5. Can you walk us through a coding exercise you completed in Scala?

Since Scala is mentioned, this question tests your programming skills in a relevant language.

How to Answer

Be prepared to discuss a specific coding challenge, including your thought process and the solution you implemented.

Example

“In a recent project, I was tasked with processing large datasets in Scala. I wrote a program that utilized Spark to perform transformations and aggregations efficiently. The challenge was to optimize the performance, so I implemented partitioning strategies that significantly reduced processing time.”

Data Processing and Analytics

1. How do you handle missing or corrupted data in a dataset?

This question evaluates your problem-solving skills in data preprocessing.

How to Answer

Explain your approach to identifying and addressing missing or corrupted data, including any techniques or tools you use.

Example

“I typically start by analyzing the dataset to understand the extent of missing values. Depending on the situation, I may choose to impute missing values using statistical methods or remove records with excessive missing data. For corrupted data, I implement validation rules to catch errors early in the data pipeline.”

2. What are some common data transformation techniques you use?

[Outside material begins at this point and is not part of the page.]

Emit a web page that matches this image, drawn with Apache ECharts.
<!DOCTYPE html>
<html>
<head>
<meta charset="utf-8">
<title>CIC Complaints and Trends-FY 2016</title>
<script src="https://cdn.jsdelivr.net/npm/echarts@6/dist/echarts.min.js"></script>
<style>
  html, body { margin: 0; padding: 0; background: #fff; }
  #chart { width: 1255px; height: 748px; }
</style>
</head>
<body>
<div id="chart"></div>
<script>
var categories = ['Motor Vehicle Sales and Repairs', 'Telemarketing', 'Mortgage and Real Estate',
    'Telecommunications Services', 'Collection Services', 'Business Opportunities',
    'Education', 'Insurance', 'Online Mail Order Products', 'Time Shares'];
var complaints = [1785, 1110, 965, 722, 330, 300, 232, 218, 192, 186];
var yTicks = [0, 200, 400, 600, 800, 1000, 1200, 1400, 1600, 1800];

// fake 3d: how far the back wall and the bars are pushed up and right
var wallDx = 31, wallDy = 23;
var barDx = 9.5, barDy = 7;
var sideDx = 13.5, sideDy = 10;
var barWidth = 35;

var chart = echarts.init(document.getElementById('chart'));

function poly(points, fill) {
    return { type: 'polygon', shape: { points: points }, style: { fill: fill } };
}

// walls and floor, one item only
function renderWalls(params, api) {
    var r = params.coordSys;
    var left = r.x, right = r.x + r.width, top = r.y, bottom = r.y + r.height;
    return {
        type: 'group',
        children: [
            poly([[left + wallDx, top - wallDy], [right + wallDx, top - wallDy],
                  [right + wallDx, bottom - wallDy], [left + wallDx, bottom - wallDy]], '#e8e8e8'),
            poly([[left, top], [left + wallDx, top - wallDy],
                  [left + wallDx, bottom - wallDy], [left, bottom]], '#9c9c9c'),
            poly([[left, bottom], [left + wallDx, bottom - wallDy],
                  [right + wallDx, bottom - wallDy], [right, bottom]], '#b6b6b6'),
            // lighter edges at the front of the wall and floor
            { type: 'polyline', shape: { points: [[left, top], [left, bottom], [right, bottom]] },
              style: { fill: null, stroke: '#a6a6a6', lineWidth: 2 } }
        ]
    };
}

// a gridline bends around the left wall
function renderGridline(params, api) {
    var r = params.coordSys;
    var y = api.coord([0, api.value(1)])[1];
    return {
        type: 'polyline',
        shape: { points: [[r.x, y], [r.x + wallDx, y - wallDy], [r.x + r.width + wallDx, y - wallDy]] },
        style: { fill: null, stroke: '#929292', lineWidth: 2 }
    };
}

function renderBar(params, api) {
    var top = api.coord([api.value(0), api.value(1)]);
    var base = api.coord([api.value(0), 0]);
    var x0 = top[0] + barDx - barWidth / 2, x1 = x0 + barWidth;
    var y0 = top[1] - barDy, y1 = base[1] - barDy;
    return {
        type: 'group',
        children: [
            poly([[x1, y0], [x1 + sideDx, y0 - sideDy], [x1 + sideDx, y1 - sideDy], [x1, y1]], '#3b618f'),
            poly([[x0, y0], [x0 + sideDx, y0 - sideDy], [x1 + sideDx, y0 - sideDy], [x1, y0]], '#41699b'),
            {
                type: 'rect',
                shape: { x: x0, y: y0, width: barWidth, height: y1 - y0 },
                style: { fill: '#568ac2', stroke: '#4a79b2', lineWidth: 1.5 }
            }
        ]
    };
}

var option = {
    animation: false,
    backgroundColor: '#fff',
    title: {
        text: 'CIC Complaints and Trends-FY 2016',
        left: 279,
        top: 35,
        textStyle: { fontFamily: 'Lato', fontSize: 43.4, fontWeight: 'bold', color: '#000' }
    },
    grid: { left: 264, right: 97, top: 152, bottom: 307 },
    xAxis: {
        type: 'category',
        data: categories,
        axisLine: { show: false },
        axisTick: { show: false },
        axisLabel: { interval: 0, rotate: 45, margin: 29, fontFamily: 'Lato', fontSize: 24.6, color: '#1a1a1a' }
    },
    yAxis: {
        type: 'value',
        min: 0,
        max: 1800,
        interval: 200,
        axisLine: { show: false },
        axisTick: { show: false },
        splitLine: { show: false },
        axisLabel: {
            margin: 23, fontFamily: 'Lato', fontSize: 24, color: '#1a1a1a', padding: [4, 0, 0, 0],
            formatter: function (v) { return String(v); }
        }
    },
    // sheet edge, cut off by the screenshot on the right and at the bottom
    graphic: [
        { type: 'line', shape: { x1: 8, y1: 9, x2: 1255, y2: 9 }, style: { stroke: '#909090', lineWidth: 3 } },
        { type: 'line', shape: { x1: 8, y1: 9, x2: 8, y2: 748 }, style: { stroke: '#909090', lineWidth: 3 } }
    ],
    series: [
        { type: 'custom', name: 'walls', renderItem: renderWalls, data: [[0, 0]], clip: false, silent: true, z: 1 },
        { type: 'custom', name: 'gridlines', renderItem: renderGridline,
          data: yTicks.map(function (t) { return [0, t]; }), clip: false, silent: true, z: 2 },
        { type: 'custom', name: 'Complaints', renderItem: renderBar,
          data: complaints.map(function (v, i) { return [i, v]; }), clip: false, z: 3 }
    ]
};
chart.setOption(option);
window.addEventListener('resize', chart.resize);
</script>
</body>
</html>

This question assesses your knowledge of data manipulation.

How to Answer

Discuss various transformation techniques and when you would apply them.

Example

“I frequently use normalization and standardization techniques to prepare data for analysis. Additionally, I apply techniques like one-hot encoding for categorical variables and aggregation functions to summarize data for reporting purposes.”

3. Describe a time when you had to optimize a slow-running query. What steps did you take?

This question tests your analytical skills and understanding of performance tuning.

How to Answer

Outline the steps you took to identify the performance issue and the optimizations you implemented.

Example

“I noticed that a particular SQL query was taking too long to execute. I analyzed the execution plan and found that it was performing full table scans. I optimized the query by adding appropriate indexes and rewriting it to reduce complexity, which improved performance by over 50%.”

4. How do you approach data modeling?

This question evaluates your understanding of data architecture.

How to Answer

Discuss your methodology for designing data models, including any frameworks or best practices you follow.

Example

“I start by gathering requirements from stakeholders to understand the data needs. Then, I create an Entity-Relationship Diagram (ERD) to visualize the relationships between data entities. I follow normalization principles to reduce redundancy while ensuring the model supports efficient querying.”

5. What tools do you use for data visualization and reporting?

This question assesses your experience with data presentation.

How to Answer

Mention specific tools you are familiar with and how you have used them in your work.

Example

“I often use Tableau for data visualization, as it allows for interactive dashboards that can be easily shared with stakeholders. Additionally, I utilize Python libraries like Matplotlib and Seaborn for custom visualizations during data analysis.”